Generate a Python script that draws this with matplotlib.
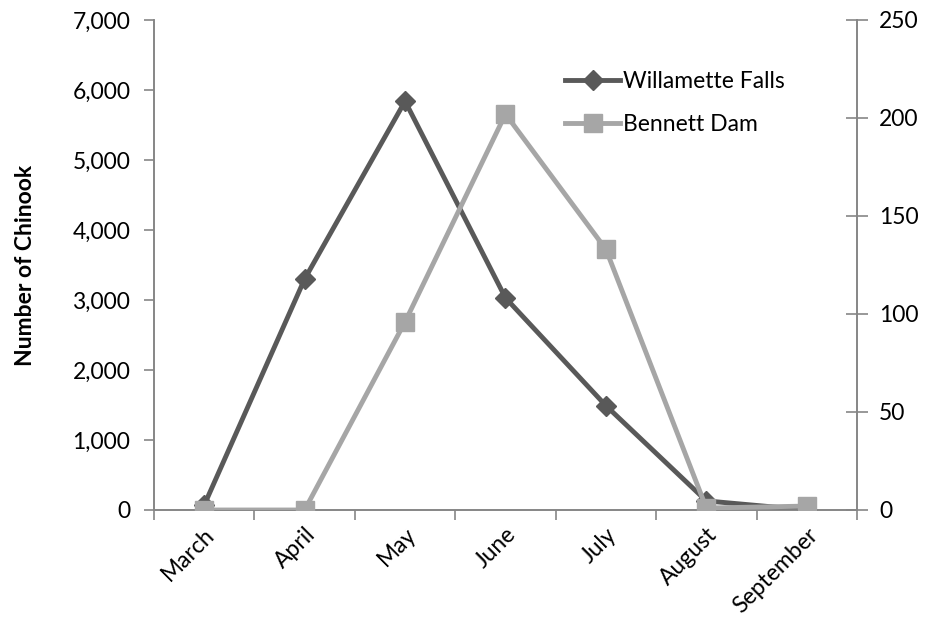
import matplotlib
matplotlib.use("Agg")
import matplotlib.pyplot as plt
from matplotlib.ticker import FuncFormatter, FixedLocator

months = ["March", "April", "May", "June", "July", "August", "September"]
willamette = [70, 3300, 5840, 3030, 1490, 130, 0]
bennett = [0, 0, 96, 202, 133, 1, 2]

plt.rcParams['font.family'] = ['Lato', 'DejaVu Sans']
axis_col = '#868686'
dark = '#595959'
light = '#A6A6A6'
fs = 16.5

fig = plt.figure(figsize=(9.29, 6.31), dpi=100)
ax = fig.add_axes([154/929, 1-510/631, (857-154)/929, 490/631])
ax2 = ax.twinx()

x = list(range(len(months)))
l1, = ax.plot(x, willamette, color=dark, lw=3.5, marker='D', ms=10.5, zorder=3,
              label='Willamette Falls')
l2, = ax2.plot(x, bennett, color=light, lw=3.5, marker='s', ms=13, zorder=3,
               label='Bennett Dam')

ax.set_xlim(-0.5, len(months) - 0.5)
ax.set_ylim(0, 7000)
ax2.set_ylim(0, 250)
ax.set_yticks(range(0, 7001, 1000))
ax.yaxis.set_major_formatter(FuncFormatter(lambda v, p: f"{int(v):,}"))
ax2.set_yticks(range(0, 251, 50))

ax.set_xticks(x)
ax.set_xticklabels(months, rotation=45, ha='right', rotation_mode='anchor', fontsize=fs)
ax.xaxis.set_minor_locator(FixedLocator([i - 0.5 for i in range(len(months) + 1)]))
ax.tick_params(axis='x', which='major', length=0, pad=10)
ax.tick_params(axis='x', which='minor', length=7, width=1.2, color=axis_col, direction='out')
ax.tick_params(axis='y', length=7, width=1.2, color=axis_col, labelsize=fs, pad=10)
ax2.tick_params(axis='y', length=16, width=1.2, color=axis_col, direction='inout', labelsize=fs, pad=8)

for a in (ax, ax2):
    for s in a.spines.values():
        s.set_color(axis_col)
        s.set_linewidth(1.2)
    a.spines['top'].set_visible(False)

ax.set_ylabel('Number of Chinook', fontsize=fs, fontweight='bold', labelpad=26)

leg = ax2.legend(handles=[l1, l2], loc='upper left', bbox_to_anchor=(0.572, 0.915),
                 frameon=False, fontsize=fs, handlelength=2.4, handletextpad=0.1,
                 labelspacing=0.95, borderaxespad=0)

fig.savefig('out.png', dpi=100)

_Problem details_. Starting at the top of the listing above, reproduce each line up to and including the one with "ax2.set_yticks(range(0, 251, 50))"; omit the pictures.

_Solution to this task_.
Generate a Python script that draws this with matplotlib.
import matplotlib
matplotlib.use("Agg")
import matplotlib.pyplot as plt
from matplotlib.ticker import FuncFormatter, FixedLocator

months = ["March", "April", "May", "June", "July", "August", "September"]
willamette = [70, 3300, 5840, 3030, 1490, 130, 0]
bennett = [0, 0, 96, 202, 133, 1, 2]

plt.rcParams['font.family'] = ['Lato', 'DejaVu Sans']
axis_col = '#868686'
dark = '#595959'
light = '#A6A6A6'
fs = 16.5

fig = plt.figure(figsize=(9.29, 6.31), dpi=100)
ax = fig.add_axes([154/929, 1-510/631, (857-154)/929, 490/631])
ax2 = ax.twinx()

x = list(range(len(months)))
l1, = ax.plot(x, willamette, color=dark, lw=3.5, marker='D', ms=10.5, zorder=3,
              label='Willamette Falls')
l2, = ax2.plot(x, bennett, color=light, lw=3.5, marker='s', ms=13, zorder=3,
               label='Bennett Dam')

ax.set_xlim(-0.5, len(months) - 0.5)
ax.set_ylim(0, 7000)
ax2.set_ylim(0, 250)
ax.set_yticks(range(0, 7001, 1000))
ax.yaxis.set_major_formatter(FuncFormatter(lambda v, p: f"{int(v):,}"))
ax2.set_yticks(range(0, 251, 50))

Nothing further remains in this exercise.